One of the important design criteria for plasma (and CRT) TVs is the ‘persistence’ of the phosphor. That is, how long does the phosphor continue to glow after it has been excited. If it dies away too rapidly before the next screen ‘refresh’ (ie. the next frame is offered for display), the whole screen will appear to flicker. If it dies away too slowly, moving pictures will be smeared. The first effect could be seen with some expensive 100 hertz CRT TVs and CRT-based RPTVs before these technologies were overtaken by panels and projectors. They would display DVDs and SDTV gloriously, with a 100 hertz refresh. But if you gave them a progressive scan signal or a HD signal (1080i), they would kick back to 50 hertz and the full screen flicker was appalling.

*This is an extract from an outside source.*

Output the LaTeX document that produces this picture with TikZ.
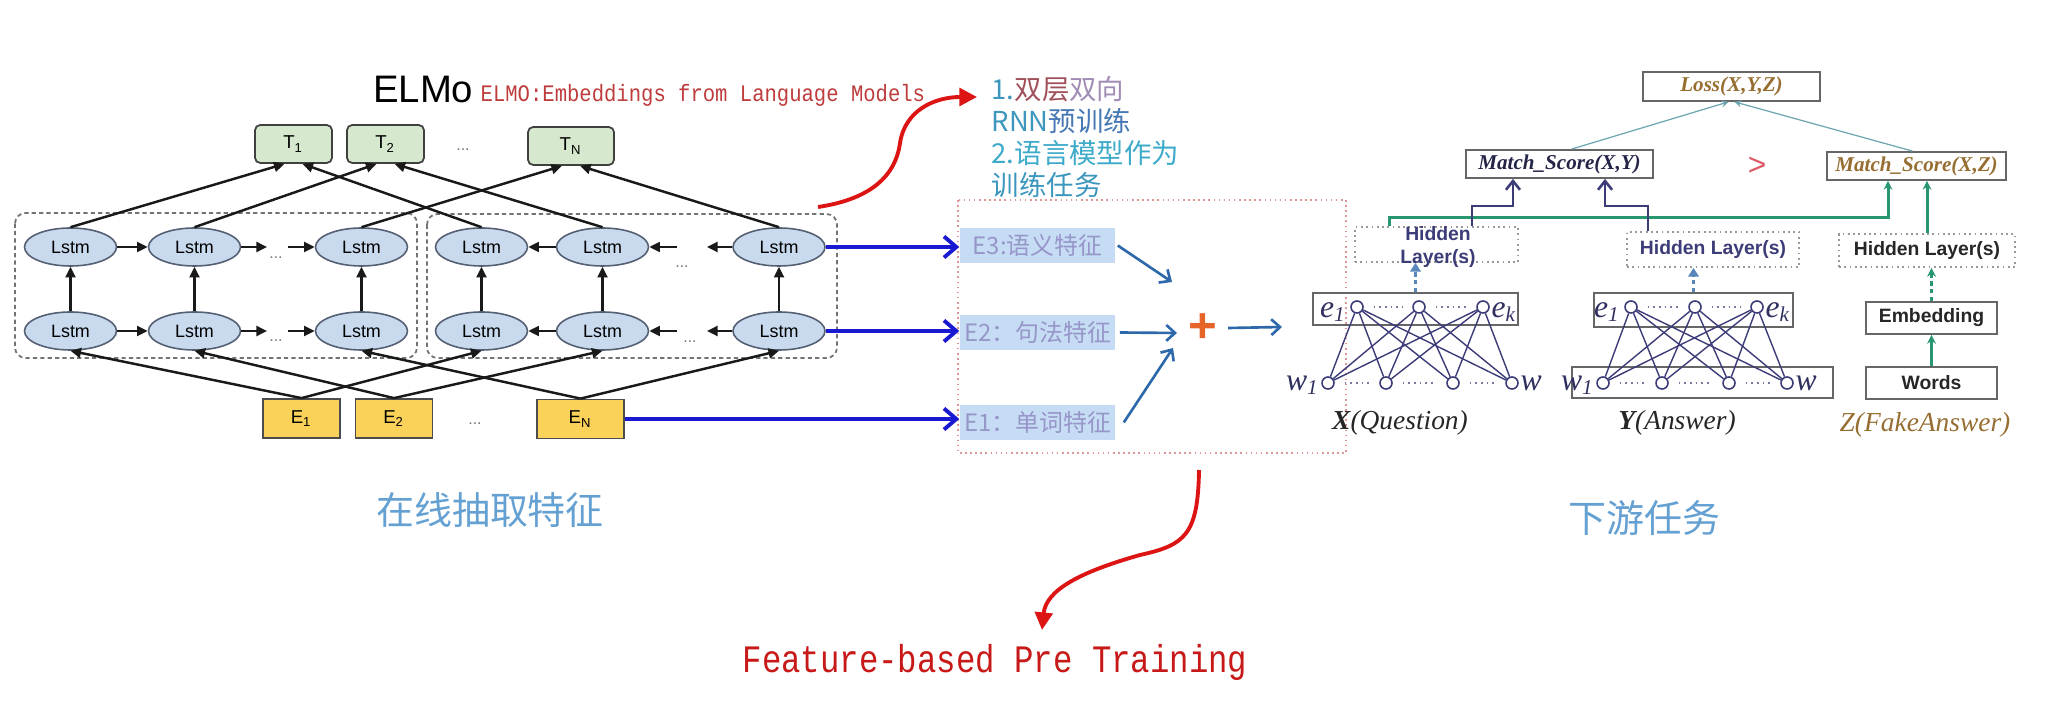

CRT TVs generally didn’t suffer significantly from ‘combing’ artefacts, despite the fact that fields from different frames were being kind of mixed up together. That’s because the brightness of the phosphor on one scan line would have largely died away by the time that the scan lines immediately above and below it were drawn. Remember, they were drawn some 20 milliseconds later.

But you can’t do that with a panel TV. Not if you want it to look at all watchable, anyway. What must happen with the Hitachi ALIS TVs is that half the scan lines are ‘drawn’ in a discrete instant in time, rather than painted down the screen over 20ms like CRT TVs, and then the other half are likewise drawn all together.

Given this, how can the picture look decent, without combing caused by the even field from one frame being displayed on the screen at the same time as the odd field from the next frame? On way would be to use phosphors with short persistence, so that each field has largely faded before the next is shown. But that would result in marked ‘interline flicker’. Steady horizontal objects would move up and down between two scan lines fifty times per second. This would not be nice either. Furthermore, it would darken the whole picture because half the pixels would be switched off, more or less, at any one time.

Another solution, and I suspect the one used by Hitachi, is to break with tradition. Why should fields be displayed 20 milliseconds apart from each other? Remember, the screen phosphors are kicked into life, and then they glow for a while on their own. So let’s say that the odd scan lines of the frame are fired off, and then the even ones are fired not 20ms later, but 1ms later. They would be so close together in time that the frame would be almost entirely progressive. In fact, you could say that the panel is 95% progressive, 5% interlaced. The residual combing would be so low in level to be imperceptible.

All this is supposition on my part, thinking through how one could employ the ALIS structure of plasma panel to produce a high quality picture. The timings may be different. The second field may have to fire 5ms after the first one, or maybe only 0.5ms. I don’t know and I will endeavour to find out. But I would be very surprised if it fires the full 20ms later because the picture quality problems would be pretty obvious.